WASHINGTON – Another right-wing effort to throw public worker unions out of politics, by forcing them to ask non-members for permission to use money for politics – and to do so every time they raise dues or add a special assessment – hit the U.S. Supreme Court agenda on Jan. 10.
That’s when the justices heard a case brought by eight California state workers, but funded and pushed by the anti-worker so-called National Right to Work legal Defense Foundation, against Service Employees Local 1000 and its political spending.
The case is important because the court’s ruling, SEIU says, could determine whether public worker unions have to go to extra time, expense, and aggravation to notify so-called “free riders” every time they change their dues structure or add an extra fee, and give the free riders the right to object to paying the politics-related share.
And with public workers now comprising the majority of all union members, the court’s ruling could have a significant impact, especially in those unions, such as SEIU Local 1000, where there are thousands of such “free riders.” In that local’s case, it’s at least ten percent of represented employees.
In briefs filed with the High Court, SEIU Local 1000 argued the non-members’ rights are already adequately protected by a once-a-year notice, called a Hudson notice, about how much of the union’s spending the prior year went for contract negotiations and enforcement, and how much went for other purposes. Objectors can use that to demand their payments for the next year be cut by an equal percentage.
“Because Abood” – another unions-and-politics ruling – “and Hudson protect the right of employees who object to any use of their fees for non-germane” to collective bargaining “purposes, a mere increase in the dollar amount of the fair share fee cannot require a supplemental notice and opportunity to object,” Local 1000’s brief says.

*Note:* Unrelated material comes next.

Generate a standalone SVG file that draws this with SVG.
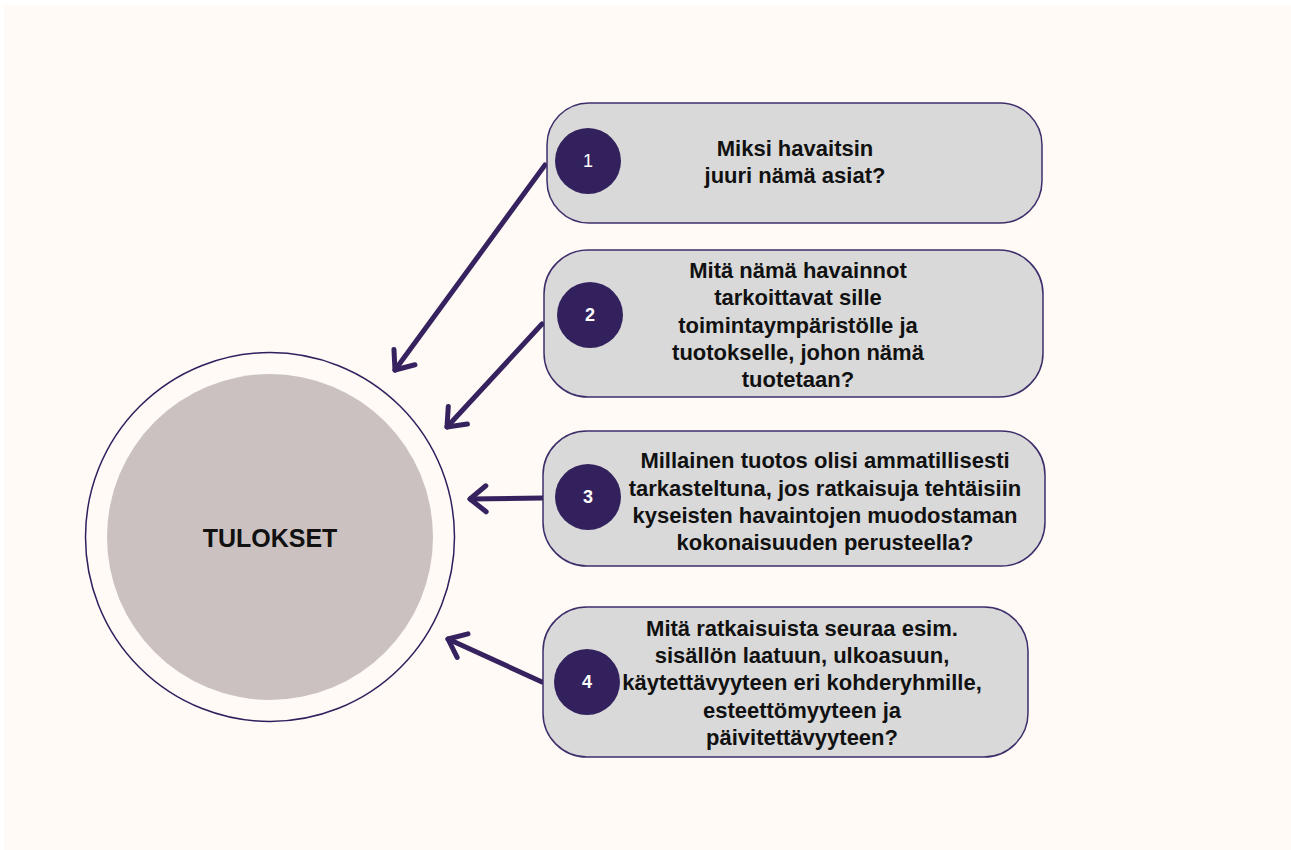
<svg xmlns="http://www.w3.org/2000/svg" width="1291" height="850" viewBox="0 0 1291 850">
  <style>
    .box { fill: #d9d9d9; stroke: #3d2e6b; stroke-width: 1.5; }
    .badge { fill: #33215e; }
    .num { fill: #ffffff; font-family: "Liberation Sans", Arial, sans-serif; font-size: 18px; text-anchor: middle; dominant-baseline: central; }
    .q { fill: #111111; font-family: "Liberation Sans", Arial, sans-serif; font-weight: bold; font-size: 22px; text-anchor: middle; dominant-baseline: central; }
    .link { fill: none; stroke: #35225f; stroke-width: 5; stroke-linecap: round; marker-end: url(#chevron); }
  </style>
  <defs>
    <marker id="chevron" markerUnits="userSpaceOnUse" viewBox="-22 -18 26 36" markerWidth="26" markerHeight="36" refX="0" refY="0" orient="auto">
      <path d="M-16,-13 L0,0 L-16,13" fill="none" stroke="#35225f" stroke-width="5" stroke-linecap="round" stroke-linejoin="round"/>
    </marker>
  </defs>

  <!-- page -->
  <rect x="0" y="0" width="1291" height="850" fill="#ffffff"/>
  <rect x="4" y="5" width="1287" height="845" fill="#fffaf5"/>

  <!-- central result node -->
  <g id="tulokset">
    <circle cx="270" cy="537" r="184.5" fill="#fffaf5" stroke="#2e1f5e" stroke-width="1.5"/>
    <circle cx="270" cy="537" r="163" fill="#cbc1c1"/>
    <text x="270" y="538" class="q" style="font-size:25px">TULOKSET</text>
  </g>

  <!-- connectors -->
  <g id="connectors">
    <line class="link" x1="545" y1="165" x2="395" y2="370"/>
    <line class="link" x1="542" y1="324" x2="447" y2="427"/>
    <line class="link" x1="543" y1="498" x2="470" y2="499"/>
    <line class="link" x1="542" y1="682" x2="448" y2="639"/>
  </g>

  <!-- question 1 -->
  <g id="q1">
    <rect class="box" x="547" y="103" width="495" height="120" rx="42"/>
    <circle class="badge" cx="588" cy="161" r="33"/>
    <text class="num" x="588" y="161">1</text>
    <text class="q" x="795" y="148">Miksi havaitsin</text>
    <text class="q" x="795" y="175">juuri nämä asiat?</text>
  </g>

  <!-- question 2 -->
  <g id="q2">
    <rect class="box" x="544" y="250" width="499" height="147" rx="44"/>
    <circle class="badge" cx="590" cy="315" r="33"/>
    <text class="num" x="590" y="315" style="font-weight:bold">2</text>
    <text class="q" x="798" y="270">Mitä nämä havainnot</text>
    <text class="q" x="798" y="297">tarkoittavat sille</text>
    <text class="q" x="798" y="325">toimintaympäristölle ja</text>
    <text class="q" x="798" y="352">tuotokselle, johon nämä</text>
    <text class="q" x="798" y="379">tuotetaan?</text>
  </g>

  <!-- question 3 -->
  <g id="q3">
    <rect class="box" x="543" y="431" width="502" height="135" rx="44"/>
    <circle class="badge" cx="588" cy="497" r="33"/>
    <text class="num" x="588" y="497" style="font-weight:bold">3</text>
    <text class="q" x="825" y="460">Millainen tuotos olisi ammatillisesti</text>
    <text class="q" x="825" y="488">tarkasteltuna, jos ratkaisuja tehtäisiin</text>
    <text class="q" x="825" y="515">kyseisten havaintojen muodostaman</text>
    <text class="q" x="825" y="542">kokonaisuuden perusteella?</text>
  </g>

  <!-- question 4 -->
  <g id="q4">
    <rect class="box" x="543" y="607" width="485" height="150" rx="44"/>
    <circle class="badge" cx="587" cy="682" r="33"/>
    <text class="num" x="587" y="682" style="font-weight:bold">4</text>
    <text class="q" x="802" y="628">Mitä ratkaisuista seuraa esim.</text>
    <text class="q" x="802" y="655">sisällön laatuun, ulkoasuun,</text>
    <text class="q" x="802" y="682">käytettävyyteen eri kohderyhmille,</text>
    <text class="q" x="802" y="710">esteettömyyteen ja</text>
    <text class="q" x="802" y="737">päivitettävyyteen?</text>
  </g>
</svg>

“Abood and Hudson protect the conscience, not the pocketbook,” it adds.
The Hudson notice is similar, if not identical, to the Beck notice unions annually publish, telling represented workers that a portion of their money could go for such things as lobbying. The Hudson notice, like the Beck notice, lets objectors discover the share of money for non-bargaining purposes, such as lobbying and political education, and have their dues prorated to exclude those sums.
The right-wingers replied that every time the union increases dues or adds a special assessment, even the union already published its Hudson notice, the union must go through the whole drill all over again – complete with giving free riders the right to object and to have their payments proportionally cut.
The AFL-CIO and the National Education Association filed friend-of-the-court briefs backing SEIU. The AFL-CIO pointed out the Right Wing’s challenge to SEIU was factually wrong. The increase the Right challenged was an actual dues hike in late 2005, from one percent of monthly pay to 1.25 percent, the AFL-CIO noted. The percentages on non-collective bargaining uses were unchanged.
The case also has a political angle: The right wing charged leaving the present procedure alone would let SEIU impose a special assessment next August, after the notice, to raise funds for its campaign for President Obama’s re-election. SEIU, which has already endorsed Obama, called that notion absurd.
“Because non-members are fully informed,” the union “may spend their fees on non-germane political and ideological activities unless they object, there is no merit to” the right-wingers’ “assertion that” prior court rulings for SEIU would let the local “levy a massive assessment on the non-members in August 2012” to support a presidential candidate “without giving them an opportunity to object,” the union replied.